We got up promptly this morning and after a quick breakfast I reversed us back to Boot Wharf for our engine servicing – it needs it every 250 engine hours, and we are over 500 now. The owner had phoned and told us to come “in the morning” but no times had been mentioned. Once we’d moored up the friendly chap who I’d spoken to before appeared and asked if we were in a hurry. We weren’t, so he said he’d come back after his break – in about an hour – but we should run the engine for fifteen minutes to warm the oil and help it come out.

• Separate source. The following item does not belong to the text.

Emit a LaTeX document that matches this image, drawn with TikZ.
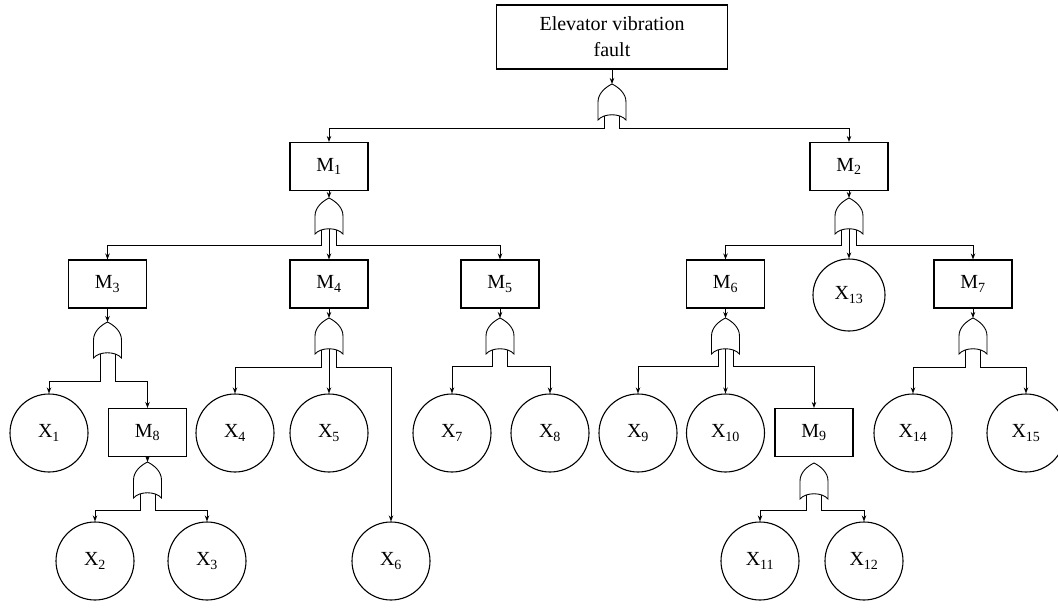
\documentclass[tikz,border=0pt]{standalone}
\usepackage{fontspec}
\setmainfont{Liberation Serif}
\usetikzlibrary{arrows.meta}

\newcommand{\orgate}[4]{
    \draw (#2-14,#3+36) -- (#2-14,#3+18) .. controls (#2-14,#3+9) and (#2-6,#3+3) .. (#2,#3)
        .. controls (#2+6,#3+3) and (#2+14,#3+9) .. (#2+14,#3+18) -- (#2+14,#3+36)
        .. controls (#2+8,#3+29) and (#2-8,#3+29) .. cycle;
    \coordinate (#1) at (#2,#3);
    \coordinate (#1-l) at (#2-7.5,#3+32);
    \coordinate (#1-m) at (#2,#3+31);
    \coordinate (#1-r) at (#2+7.5,#3+32);
    \coordinate (#1-lb) at (#2-7.5,#4);
    \coordinate (#1-rb) at (#2+7.5,#4);
}

\begin{document}
\begin{tikzpicture}[x=1pt, y=-1pt, line width=0.9pt, >={Stealth[length=6pt, width=4.5pt]}]
    \tikzstyle{every node} = [draw, line width=1.1pt, font=\fontsize{20}{26}\selectfont]
    \tikzstyle{event} = [rectangle, minimum width=78, minimum height=48, inner sep=0]
    \tikzstyle{basic} = [circle, minimum size=78, inner sep=0]

    \useasboundingbox (0,0) rectangle (1058,610);

    \node (top) at (612, 37) [rectangle, minimum width=231, minimum height=64, align=center] {Elevator vibration\\fault};

    \node (m1) at (329, 166.5) [event] {M\textsubscript{1}};
    \node (m2) at (849, 166.5) [event] {M\textsubscript{2}};

    \node (m3) at (107.5, 284) [event] {M\textsubscript{3}};
    \node (m4) at (329, 284) [event] {M\textsubscript{4}};
    \node (m5) at (500, 284) [event] {M\textsubscript{5}};
    \node (m6) at (725.5, 284) [event] {M\textsubscript{6}};
    \node (x13) at (849, 295) [basic, minimum size=72] {X\textsubscript{13}};
    \node (m7) at (973, 284) [event] {M\textsubscript{7}};

    \node (x1) at (49, 433) [basic] {X\textsubscript{1}};
    \node (m8) at (147.5, 432.5) [event] {M\textsubscript{8}};
    \node (x4) at (235, 433) [basic] {X\textsubscript{4}};
    \node (x5) at (329, 433) [basic] {X\textsubscript{5}};
    \node (x7) at (452, 433) [basic] {X\textsubscript{7}};
    \node (x8) at (550, 433) [basic] {X\textsubscript{8}};
    \node (x9) at (638, 433) [basic] {X\textsubscript{9}};
    \node (x10) at (725.5, 433) [basic] {X\textsubscript{10}};
    \node (m9) at (814, 432.5) [event] {M\textsubscript{9}};
    \node (x14) at (913, 433) [basic] {X\textsubscript{14}};
    \node (x15) at (1026, 433) [basic] {X\textsubscript{15}};

    \node (x2) at (95, 561) [basic] {X\textsubscript{2}};
    \node (x3) at (207, 561) [basic] {X\textsubscript{3}};
    \node (x6) at (391, 561) [basic] {X\textsubscript{6}};
    \node (x11) at (760, 561) [basic] {X\textsubscript{11}};
    \node (x12) at (864, 561) [basic] {X\textsubscript{12}};

    \orgate{g0}{612}{84}{128}
    \orgate{g1}{329}{198}{245}
    \orgate{g2}{849}{198}{245}
    \orgate{g3}{107.5}{322}{381}
    \orgate{g4}{329}{318}{367}
    \orgate{g5}{500}{318}{366}
    \orgate{g6}{725.5}{318}{366}
    \orgate{g7}{973}{318}{367}
    \orgate{g8}{147.5}{462}{510}
    \orgate{g9}{814}{463}{510}

    \draw [->] (top) -- (g0);
    \draw [->] (g0-l) -- (g0-lb) -| (m1);
    \draw [->] (g0-r) -- (g0-rb) -| (m2);

    \draw [->] (m1) -- (g1);
    \draw [->] (g1-l) -- (g1-lb) -| (m3);
    \draw [->] (g1-m) -- (m4);
    \draw [->] (g1-r) -- (g1-rb) -| (m5);

    \draw [->] (m2) -- (g2);
    \draw [->] (g2-l) -- (g2-lb) -| (m6);
    \draw [->] (g2-m) -- (x13);
    \draw [->] (g2-r) -- (g2-rb) -| (m7);

    \draw [->] (m3) -- (g3);
    \draw [->] (g3-l) -- (g3-lb) -| (x1);
    \draw [->] (g3-r) -- (g3-rb) -| (m8);

    \draw [->] (m4) -- (g4);
    \draw [->] (g4-l) -- (g4-lb) -| (x4);
    \draw [->] (g4-m) -- (x5);
    \draw [->] (g4-r) -- (g4-rb) -| (x6);

    \draw [->] (m5) -- (g5);
    \draw [->] (g5-l) -- (g5-lb) -| (x7);
    \draw [->] (g5-r) -- (g5-rb) -| (x8);

    \draw [->] (m6) -- (g6);
    \draw [->] (g6-l) -- (g6-lb) -| (x9);
    \draw [->] (g6-m) -- (x10);
    \draw [->] (g6-r) -- (g6-rb) -| (m9);

    \draw [->] (m7) -- (g7);
    \draw [->] (g7-l) -- (g7-lb) -| (x14);
    \draw [->] (g7-r) -- (g7-rb) -| (x15);

    \draw [->] (m8) -- (g8);
    \draw [->] (g8-l) -- (g8-lb) -| (x2);
    \draw [->] (g8-r) -- (g8-rb) -| (x3);

    \draw [->] (g9-l) -- (g9-lb) -| (x11);
    \draw [->] (g9-r) -- (g9-rb) -| (x12);
\end{tikzpicture}
\end{document}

When he’d finished, he lined up all the boxes of filters for me to photograph. He suggested we should go to a car parts maker in the coming months and pick up compatible filters for our next service, which should save us some money. I did as he suggested, but also compared the numbers to the ones in the engine manual – they don’t match up at all! Still the engine seems to run perfectly with the new ones, and he has tightened up a couple of belts which has also reduced some squeaking noises.
Clare got back from shopping for provisions just as we’d finished, so we set off back to our previous mooring to decide on our next actions. She’d been back to the convenience store on Prince’s Street (one prince, his street). While we were there last time, somebody had told us they did fresh samosas but we hadn’t seen any. This time Clare was given a menu of take away food to order. So back at the boat she spent some time deciding what to have, researching the named items and guessing what we’d like. She phoned the order through and collected. We had more than we could eat for a surprisingly low price – what an excellent service.
We had been planning to explore the Ashby Canal but the guy at the boatyard reckoned it could be difficult with the low water. We were reluctantly considering taking this local advice. However, in the last few day I have several times noticed a boat we hired many years ago. It is based on that canal, so it ought to be navigable that far at least. We decided to give it a go and turn back, or even reverse back, if necessary.
The Ashby-de-la-Zouche Canal (as it is almost never called) starts with a narrow and awkward junction and runs through the Leicestershire country. It is now eight miles shorter than when it was first built, but it never went as far the town it is named after. The canal immediately feels very rural compared to the one we just left. The water is undoubtedly low, but we had no difficulty making progress. I heeded the advice to “keep to the channel”, the sides look very shallow, often more like beaches. The mileposts are very clear about the distances, but nothing else – and you have to subtract eight from the right hand number.
We found a rural mooring with some other boats. The condition of the canal means that mooring points are worth looking out for, much of the canal bank will not be suitable. I spent some time reprogramming the boat control panel. I’d discovered last time we had a service that the logic to flash a warning worked, but the reset button didn’t appear. Last time I discussed this with Rob and found a workaround. This time I think I found a better fix. At least when I applied it the reset button appeared, and when I pressed it, the flashing stopped. It will be another 250 engine hours before we know if it comes back on again – more than a year I expect.
Clare made a dahl to stretch the leftovers in to a delicious evening meal. We spotted a crack appearing in another of our dinner plates. We perhaps need another dinner service – more charity shop hunting required. We went for a post-prandial stroll along the canal before dark, saying hello to our neighbours through the hedge.